**Work to complete:** Exactly repeat the material, dropping every picture from the copy.

**Data lines:**

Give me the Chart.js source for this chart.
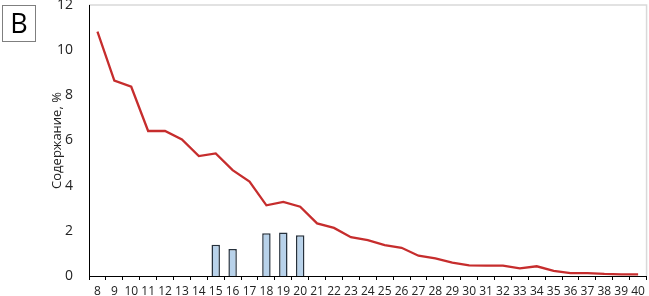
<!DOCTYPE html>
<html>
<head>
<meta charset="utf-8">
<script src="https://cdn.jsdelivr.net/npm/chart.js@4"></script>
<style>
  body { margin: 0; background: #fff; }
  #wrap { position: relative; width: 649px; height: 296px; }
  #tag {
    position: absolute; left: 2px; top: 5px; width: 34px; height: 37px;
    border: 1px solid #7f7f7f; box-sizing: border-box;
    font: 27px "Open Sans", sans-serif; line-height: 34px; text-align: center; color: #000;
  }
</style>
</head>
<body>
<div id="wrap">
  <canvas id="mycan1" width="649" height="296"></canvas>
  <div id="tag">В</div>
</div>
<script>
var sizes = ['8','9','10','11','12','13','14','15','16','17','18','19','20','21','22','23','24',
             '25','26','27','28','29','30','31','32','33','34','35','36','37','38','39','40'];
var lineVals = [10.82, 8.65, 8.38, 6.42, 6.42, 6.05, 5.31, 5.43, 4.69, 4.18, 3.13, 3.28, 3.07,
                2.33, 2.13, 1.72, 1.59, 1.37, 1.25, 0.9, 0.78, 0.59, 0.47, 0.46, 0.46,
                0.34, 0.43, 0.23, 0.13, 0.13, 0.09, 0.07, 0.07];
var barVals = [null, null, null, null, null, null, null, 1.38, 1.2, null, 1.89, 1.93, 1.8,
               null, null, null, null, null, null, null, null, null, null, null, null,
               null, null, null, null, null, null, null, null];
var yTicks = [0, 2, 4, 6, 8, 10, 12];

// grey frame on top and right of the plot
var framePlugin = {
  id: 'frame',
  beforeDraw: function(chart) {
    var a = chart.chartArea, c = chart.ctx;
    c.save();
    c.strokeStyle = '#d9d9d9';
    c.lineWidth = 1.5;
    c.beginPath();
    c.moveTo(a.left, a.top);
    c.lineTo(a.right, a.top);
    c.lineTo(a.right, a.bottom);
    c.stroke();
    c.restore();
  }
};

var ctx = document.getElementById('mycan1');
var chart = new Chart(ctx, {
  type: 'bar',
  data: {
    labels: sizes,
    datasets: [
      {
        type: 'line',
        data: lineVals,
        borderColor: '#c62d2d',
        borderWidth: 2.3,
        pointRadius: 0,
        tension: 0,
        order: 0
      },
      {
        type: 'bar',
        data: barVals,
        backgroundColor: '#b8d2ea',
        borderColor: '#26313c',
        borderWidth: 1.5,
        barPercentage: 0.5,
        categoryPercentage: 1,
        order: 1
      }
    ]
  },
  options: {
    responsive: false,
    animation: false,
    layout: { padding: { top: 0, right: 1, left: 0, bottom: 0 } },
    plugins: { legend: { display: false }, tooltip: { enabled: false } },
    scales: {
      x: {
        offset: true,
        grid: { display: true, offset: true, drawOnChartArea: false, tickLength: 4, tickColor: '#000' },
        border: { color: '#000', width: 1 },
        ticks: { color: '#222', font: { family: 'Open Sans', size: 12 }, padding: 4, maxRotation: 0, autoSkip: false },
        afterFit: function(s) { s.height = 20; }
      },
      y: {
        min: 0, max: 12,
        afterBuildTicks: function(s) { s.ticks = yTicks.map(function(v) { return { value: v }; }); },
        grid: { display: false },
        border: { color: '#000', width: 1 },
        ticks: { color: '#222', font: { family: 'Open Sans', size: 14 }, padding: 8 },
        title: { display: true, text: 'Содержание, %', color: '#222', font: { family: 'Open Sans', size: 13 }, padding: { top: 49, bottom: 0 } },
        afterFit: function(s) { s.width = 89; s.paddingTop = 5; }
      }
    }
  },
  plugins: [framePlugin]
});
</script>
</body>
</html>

**Final answer:**
Give me the Chart.js source for this chart.
<!DOCTYPE html>
<html>
<head>
<meta charset="utf-8">
<script src="https://cdn.jsdelivr.net/npm/chart.js@4"></script>
<style>
  body { margin: 0; background: #fff; }
  #wrap { position: relative; width: 649px; height: 296px; }
  #tag {
    position: absolute; left: 2px; top: 5px; width: 34px; height: 37px;
    border: 1px solid #7f7f7f; box-sizing: border-box;
    font: 27px "Open Sans", sans-serif; line-height: 34px; text-align: center; color: #000;
  }
</style>
</head>
<body>
<div id="wrap">
  <canvas id="mycan1" width="649" height="296"></canvas>
  <div id="tag">В</div>
</div>
<script>
var sizes = ['8','9','10','11','12','13','14','15','16','17','18','19','20','21','22','23','24',
             '25','26','27','28','29','30','31','32','33','34','35','36','37','38','39','40'];
var lineVals = [10.82, 8.65, 8.38, 6.42, 6.42, 6.05, 5.31, 5.43, 4.69, 4.18, 3.13, 3.28, 3.07,
                2.33, 2.13, 1.72, 1.59, 1.37, 1.25, 0.9, 0.78, 0.59, 0.47, 0.46, 0.46,
                0.34, 0.43, 0.23, 0.13, 0.13, 0.09, 0.07, 0.07];
var barVals = [null, null, null, null, null, null, null, 1.38, 1.2, null, 1.89, 1.93, 1.8,
               null, null, null, null, null, null, null, null, null, null, null, null,
               null, null, null, null, null, null, null, null];
var yTicks = [0, 2, 4, 6, 8, 10, 12];

// grey frame on top and right of the plot
var framePlugin = {
  id: 'frame',
  beforeDraw: function(chart) {
    var a = chart.chartArea, c = chart.ctx;
    c.save();
    c.strokeStyle = '#d9d9d9';
    c.lineWidth = 1.5;
    c.beginPath();
    c.moveTo(a.left, a.top);
    c.lineTo(a.right, a.top);
    c.lineTo(a.right, a.bottom);
    c.stroke();
    c.restore();
  }
};

var ctx = document.getElementById('mycan1');
var chart = new Chart(ctx, {
  type: 'bar',
  data: {
    labels: sizes,
    datasets: [
      {
        type: 'line',
        data: lineVals,
        borderColor: '#c62d2d',
        borderWidth: 2.3,
        pointRadius: 0,
        tension: 0,
        order: 0
      },
      {
        type: 'bar',
        data: barVals,
        backgroundColor: '#b8d2ea',
        borderColor: '#26313c',
        borderWidth: 1.5,
        barPercentage: 0.5,
        categoryPercentage: 1,
        order: 1
      }
    ]
  },
  options: {
    responsive: false,
    animation: false,
    layout: { padding: { top: 0, right: 1, left: 0, bottom: 0 } },
    plugins: { legend: { display: false }, tooltip: { enabled: false } },
    scales: {
      x: {
        offset: true,
        grid: { display: true, offset: true, drawOnChartArea: false, tickLength: 4, tickColor: '#000' },
        border: { color: '#000', width: 1 },
        ticks: { color: '#222', font: { family: 'Open Sans', size: 12 }, padding: 4, maxRotation: 0, autoSkip: false },
        afterFit: function(s) { s.height = 20; }
      },
      y: {
        min: 0, max: 12,
        afterBuildTicks: function(s) { s.ticks = yTicks.map(function(v) { return { value: v }; }); },
        grid: { display: false },
        border: { color: '#000', width: 1 },
        ticks: { color: '#222', font: { family: 'Open Sans', size: 14 }, padding: 8 },
        title: { display: true, text: 'Содержание, %', color: '#222', font: { family: 'Open Sans', size: 13 }, padding: { top: 49, bottom: 0 } },
        afterFit: function(s) { s.width = 89; s.paddingTop = 5; }
      }
    }
  },
  plugins: [framePlugin]
});
</script>
</body>
</html>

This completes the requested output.